Soziologie
- Eugen Rosenstock-Huessy (1888-1973), German social philosopher. Photo courtesy of Marriot Huessy, Eugen Rosenstock-Huessy Fund
- Author: Eugen Rosenstock-Huessy
- Language: German
- Subject: Social philosophy
- Genre: Philosophy
- Publisher: Kohlhammer Verlag
- Publication date: 1956-1958
- Publication place: Germany
- Pages: In 3 volumes, hardbound, about 1050 pages
- ISBN: 3-89376-065-2

= Soziologie =

Book by Eugen Rosenstock-Huessy

 Soziologie is a 1956–1958 book by Eugen Rosenstock-Huessy (1888–1973), German social philosopher, addressing the spatial and temporal influences on “human life, language and associations. To Rosenstock-Huessy, speech is central to sociology; sociology must recognize that speech is the concrete form of social reality.”
Although it is Rosenstock-Huessy’s most systematic work. His Soziologie, has never been translated into English. It is a work that he revised periodically throughout his adult life.
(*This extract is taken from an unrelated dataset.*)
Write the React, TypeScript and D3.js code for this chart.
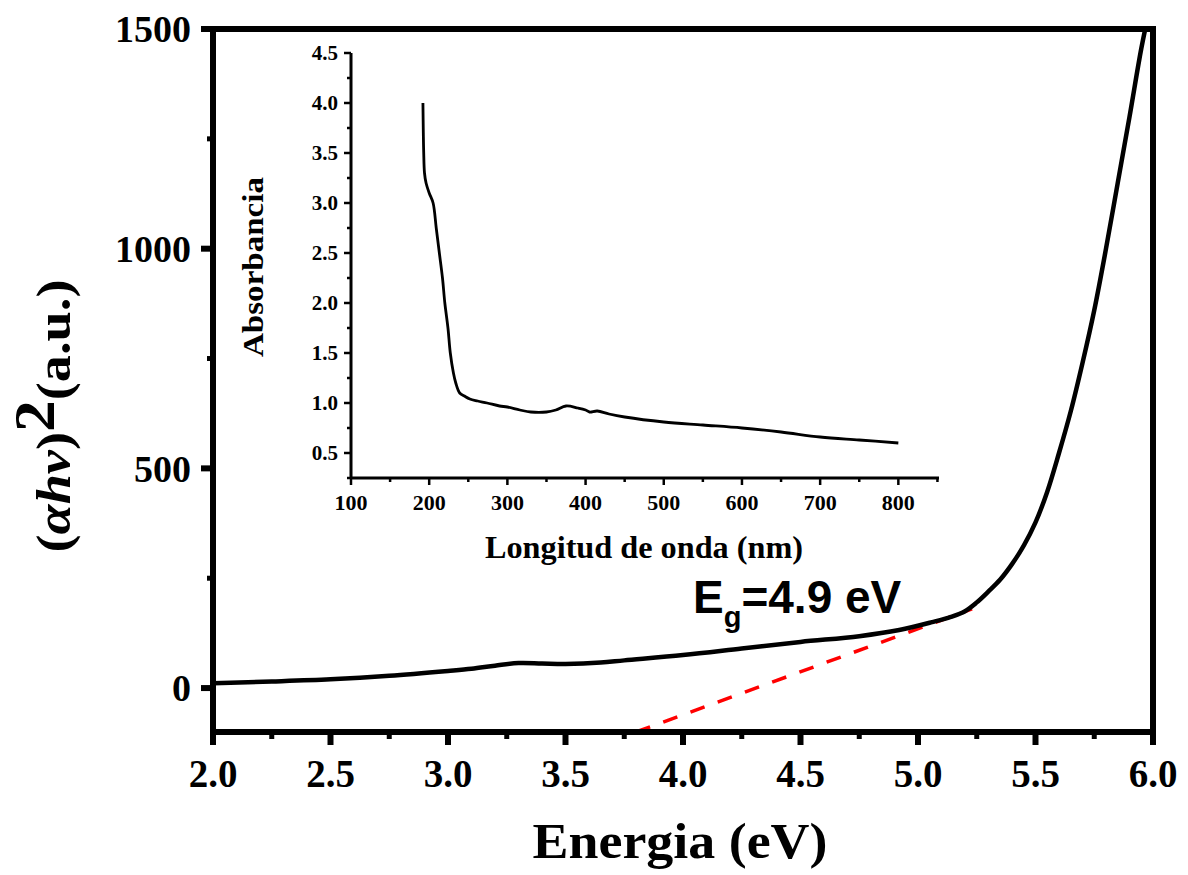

The book has two volumes, Band I: Die Übermacht der Räume (Volume 1: Obsession with Spaces) and Band II: Die Vollzahl der Zeiten (Volume 2: The Full Count of Times). Peter Leithart writes on "The Relevance of Eugen Rosenstock-Huessy" and his methods:

It’s not only the scope that impresses, but the integration. There is a passionate religious impulse behind everything he wrote, and it’s all made immediately, existentially real. But he moves rapidly from the large movements of history down to individual and family experience.

==Overview==
The two volumes are in three parts. In Part 1, Rosenstock-Huessy addresses the areas of existence in which people confront serious life, such as marriage or service in war. “He says that important human experiences like these are created by human powers like enthusiasm, love, or faith. He then contrasts these life-changing, deeply rooted experiences in time and space with the abstract concepts, space and time. He sees these human powers as the concrete forces which create timespans, and so create and structure history.” In Part 2, he treats history as one part of each person’s soul and thereby a major influence individuals’ actions. Recurring historical events and times constitute both people’s individual and combined experiences. In Part 3, he addresses people living together and how they create communities and social structures.